> [Problem details] Exactly retype the lines from the top of the data through the line containing "import plotly.graph_objects as go", leaving out every picture.
▬▬▬▬▬▬
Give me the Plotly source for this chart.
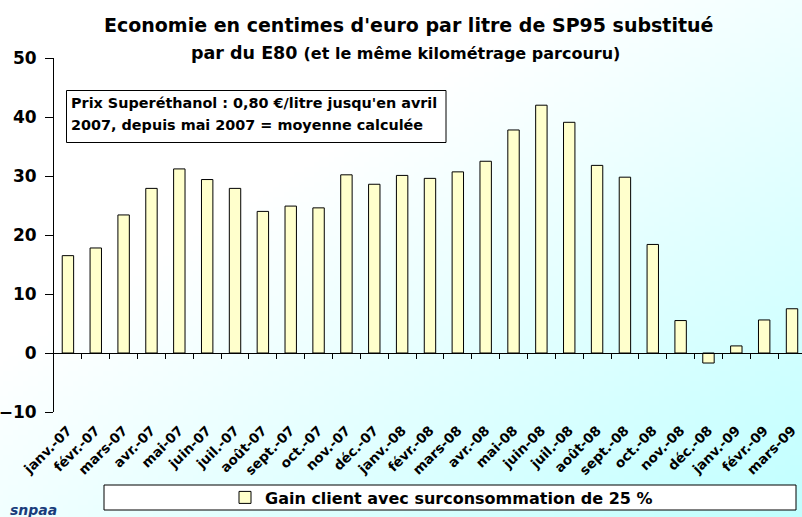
import base64
import struct
import zlib
import plotly.graph_objects as go

# ---- data ----
categories = ["janv.-07", "févr.-07", "mars-07", "avr.-07", "mai-07", "juin-07", "juil.-07",
              "août-07", "sept.-07", "oct.-07", "nov.-07", "déc.-07", "janv.-08", "févr.-08",
              "mars-08", "avr.-08", "mai-08", "juin-08", "juil.-08", "août-08", "sept.-08",
              "oct.-08", "nov.-08", "déc.-08", "janv.-09", "févr.-09", "mars-09"]
gain = [16.5, 17.8, 23.4, 27.9, 31.2, 29.4, 27.9, 24.0, 24.9, 24.6, 30.2, 28.6, 30.1, 29.6,
        30.7, 32.5, 37.8, 42.0, 39.1, 31.8, 29.8, 18.4, 5.5, -1.7, 1.2, 5.6, 7.5]
y_ticks = [-10, 0, 10, 20, 30, 40, 50]
series_name = "Gain client avec surconsommation de 25 %"
title_line1 = "Economie en centimes d'euro par litre de SP95 substitué"
title_line2a = "par du E80"
title_line2b = "(et le même kilométrage parcouru)"
note_line1 = "Prix Superéthanol : 0,80 €/litre jusqu'en avril"
note_line2 = "2007, depuis mai 2007 = moyenne calculée"

# ---- geometry helpers (layout only) ----
FW, FH = 802, 517
ML, MR, MT, MB = 54, 0, 58, 105
PW, PH = FW - ML - MR, FH - MT - MB
cat_px = 27.85
x_range = [-0.5, -0.5 + PW / cat_px]


def px2x(px):
    return (px - ML) / PW


def py2y(py):
    return (FH - MB - py) / PH


FONT = "DejaVu Sans, Verdana, sans-serif"


# ---- diagonal background gradient as a small PNG ----
def gradient_png(w=160, h=104):
    rows = []
    for j in range(h):
        row = bytearray([0])
        for i in range(w):
            t = (i / (w - 1) + j / (h - 1)) / 2.0
            s = max(0.0, (t - 0.35) / 0.65)
            r = int(round(255 - s * 62))
            row += bytes([r, 255, 255])
        rows.append(bytes(row))
    raw = b"".join(rows)

    def chunk(tag, data):
        c = struct.pack(">I", len(data)) + tag + data
        return c + struct.pack(">I", zlib.crc32(tag + data) & 0xFFFFFFFF)

    png = b"\x89PNG\r\n\x1a\n"
    png += chunk(b"IHDR", struct.pack(">IIBBBBB", w, h, 8, 2, 0, 0, 0))
    png += chunk(b"IDAT", zlib.compress(raw, 9))
    png += chunk(b"IEND", b"")
    return "data:image/png;base64," + base64.b64encode(png).decode()


bg_src = gradient_png()

boundaries = [i + 0.5 for i in range(len(categories) - 1)]

fig = go.Figure()
fig.add_trace(go.Bar(
    x=categories, y=gain, name=series_name,
    marker=dict(color="#FFFFCC", line=dict(color="#000000", width=1)),
    hoverinfo="x+y",
))
fig.add_trace(go.Scatter(
    x=boundaries, y=[0] * len(boundaries), mode="none", xaxis="x2",
    showlegend=False, hoverinfo="skip",
))

fig.update_layout(
    width=FW, height=FH,
    margin=dict(l=ML, r=MR, t=MT, b=MB, pad=0, autoexpand=False),
    paper_bgcolor="#ffffff",
    plot_bgcolor="rgba(0,0,0,0)",
    bargap=0.59,
    showlegend=True,
    font=dict(family=FONT, color="#000000"),
    xaxis=dict(
        type="category", categoryorder="array", categoryarray=categories,
        range=x_range, showline=False, ticks="", showgrid=False, zeroline=False,
        tickangle=-45, tickfont=dict(family=FONT, size=13.5, weight="bold"),
        ticklabelstandoff=7,
    ),
    xaxis2=dict(
        overlaying="x", anchor="free", position=(0 - (-10)) / 60, range=x_range,
        tickmode="array", tickvals=boundaries, showticklabels=False,
        ticks="outside", ticklen=5, tickcolor="#000000", tickwidth=1,
        showline=True, linecolor="#000000", linewidth=1,
        showgrid=False, zeroline=False,
    ),
    yaxis=dict(
        range=[-10, 50], tickmode="array", tickvals=y_ticks,
        showline=True, linecolor="#000000", linewidth=1,
        ticks="outside", ticklen=8, tickcolor="#000000",
        showgrid=False, zeroline=False,
        tickfont=dict(family=FONT, size=17, weight="bold"),
        ticklabelstandoff=5,
    ),
    legend=dict(
        orientation="h", x=px2x(225), y=py2y(497.5), xanchor="left", yanchor="middle",
        bgcolor="rgba(0,0,0,0)", borderwidth=0, itemwidth=30,
        font=dict(family=FONT, size=16, weight="bold"),
    ),
    images=[dict(
        source=bg_src, xref="paper", yref="paper",
        x=px2x(0), y=py2y(0), sizex=FW / PW, sizey=FH / PH,
        xanchor="left", yanchor="top", sizing="stretch", layer="below",
    )],
    shapes=[
        dict(type="rect", xref="paper", yref="paper",
             x0=px2x(104), x1=px2x(796), y0=py2y(510), y1=py2y(485),
             line=dict(color="#000000", width=1), fillcolor="#ffffff", layer="below"),
        dict(type="rect", xref="paper", yref="paper",
             x0=px2x(66.5), x1=px2x(446), y0=py2y(142.5), y1=py2y(90.5),
             line=dict(color="#000000", width=1), fillcolor="#ffffff", layer="above"),
    ],
    annotations=[
        dict(text=title_line1, xref="paper", yref="paper", x=px2x(408), y=py2y(25),
             xanchor="center", yanchor="middle", showarrow=False,
             font=dict(family=FONT, size=19, weight="bold")),
        dict(text=title_line2a + " <span style='font-size:16px'>" + title_line2b + "</span>",
             xref="paper", yref="paper", x=px2x(405), y=py2y(53),
             xanchor="center", yanchor="middle", showarrow=False,
             font=dict(family=FONT, size=17.5, weight="bold")),
        dict(text=note_line1, xref="paper", yref="paper", x=px2x(69), y=py2y(103.5),
             xanchor="left", yanchor="middle", align="left", showarrow=False,
             font=dict(family=FONT, size=14.4, weight="bold")),
        dict(text=note_line2, xref="paper", yref="paper", x=px2x(69), y=py2y(125),
             xanchor="left", yanchor="middle", align="left", showarrow=False,
             font=dict(family=FONT, size=14.4, weight="bold")),
        dict(text="<i>snpaa</i>", xref="paper", yref="paper", x=px2x(8), y=py2y(510),
             xanchor="left", yanchor="middle", showarrow=False,
             font=dict(family=FONT, size=14, weight="bold", color="#1a3d7c")),
    ],
)

fig.write_html("out.html", config={"displayModeBar": False},
               post_script="document.body.style.margin='0px';")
▬▬▬▬▬▬
> [Output of the exercise]
Give me the Plotly source for this chart.
import base64
import struct
import zlib
import plotly.graph_objects as go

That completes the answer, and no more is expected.